Posts Tagged ‘Police State’

Full-Scale Intelligence Gathering

Sunday, January 25th, 2009

Leave it to Countdown to have this guy on, right? I assume he’s telling the truth. I’ve been telling people these things for years (I already have cookies, thanks). We’ve long had the technological capacity to intercept and record all intra- and international communications. We know that advances in data storage and processing speed are a direct result of government funding.

Keep in mind, all national security programs are, at their core, intelligence gathering programs. The totality of these programs is evidenced by the unconditional and fervent support offered by our trans-Atlantic allies. For instance, because we grant the United Kingdom some level of access to these systems, Tony Blair was Bush’s eager lapdog.

The only questions that remain unanswered regard how long the data is retained. Is the nonessential data immediately discarded? Probably not. I can imagine that data are purged only when digital space is needed. However, in theory, digital space cannot reach an upper limit if physical space is limitless. In this case, data may be retained indefinitely.

It is likely that essential data are retained indefinitely as well. Just imagine, it’s feasible that the American government has possession of every communication since, I don’t know, formal COINTELPRO operations began in 1956. Kinda puts the world wide web to shame.

Anyway, I personally support the spirit of this sort of intelligence gathering. If the technology exists, why not use it? Jut as well, why not make it public and have its continued existence voted upon? It’d be a fair route to take as long as we’d know that, ultimately, we’d be screwing ourselves with our affirmation.

14-Year-Old + Hand Sanitizer = Delinquency Charges

Friday, February 1st, 2008

Incidentally, Lewisville, the town in which this incident occurred, claims to be progressive and urban. However, it’s 25 miles north of Dallas, Texas, a state that executed a mentally retarded man in 2007.

From the article:

Mr. Ortiz said the family’s ordeal began Oct. 19, when his son picked up a bottle of hand sanitizer from the desk of his fifth-period reading teacher at Killian Middle School in Lewisville. He rubbed the gel on his hands and smelled it.

In the view of school officials, the boy “inhaled heavily,” according to Mr. Ortiz, who said his son sniffed the cleanser “because it smelled good.”

The youth was sent to the principal’s office, and the Lewisville police officer assigned to the school began investigating.

“The event happened at the campus,” said Dean Tackett, a spokesman for the Lewisville Independent School District. “But once the police took it over, it was a police investigation. They decide if there are charges and what kind of charges.”

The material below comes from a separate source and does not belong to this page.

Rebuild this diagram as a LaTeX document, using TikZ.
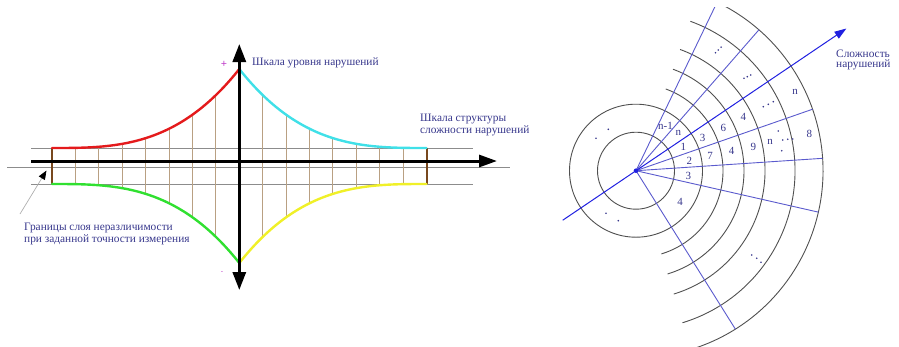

The teen was required to serve a brief in-school suspension and was also fingerprinted and photographed at the Lewisville Police Department.

But it wasn’t over:

Mr. Ortiz said he believed the matter was over until Tuesday when he was served with a petition charging his son with delinquency for inhaling the hand sanitizer to “induce a condition of intoxication, hallucination and elation.”

The frightening paternity and the kicker:

Joni Eddy, assistant police chief in Lewisville, said Friday that hand sanitizer has become a popular inhalant. “That is the latest thing to huff,” she said.

She said officers felt they were acting properly when they pursued the case against Mr. Ortiz’s son under a complex state statute governing volatile chemicals that could be abused.

“The charge said he was using the product other than its intended use,” she said. “Huffing hand sanitizer is certainly using it for something other than its intended use.”

Shirley Simson, a spokeswoman for the National Institute on Drug Abuse in Washington, said in an e-mail that the agency had no data about hand sanitizers being abused as inhalants [emphasis added]. She noted, however, that there have been news reports of some people drinking hand sanitizers for their alcohol content.

The good news is they didn’t pursue the charges:

Mr. Ortiz’s attorney, J. Michael Price II of Dallas, said he believes that the Denton County prosecutor’s office acted quickly to drop the case once he brought the matter to the attention of Ms. Beck on Friday morning.

“I told her I didn’t think a law had been violated,” Mr. Price said. “She made the appropriate decision without a lot of delay.”

More for parents to worry about! If this is a legitimate risk according to school officials, why had they allowed the teacher to have a bottle on her desk? This likely snowballed terribly:  The boy probably did inhale deeply, the principal, who has never gotten high in his life, probably said something to the effect of “We know you kids sniff this stuff to get high,” and the boy, who has never gotten high in his life, somehow indicated agreement. Probably with bloodshot eyes.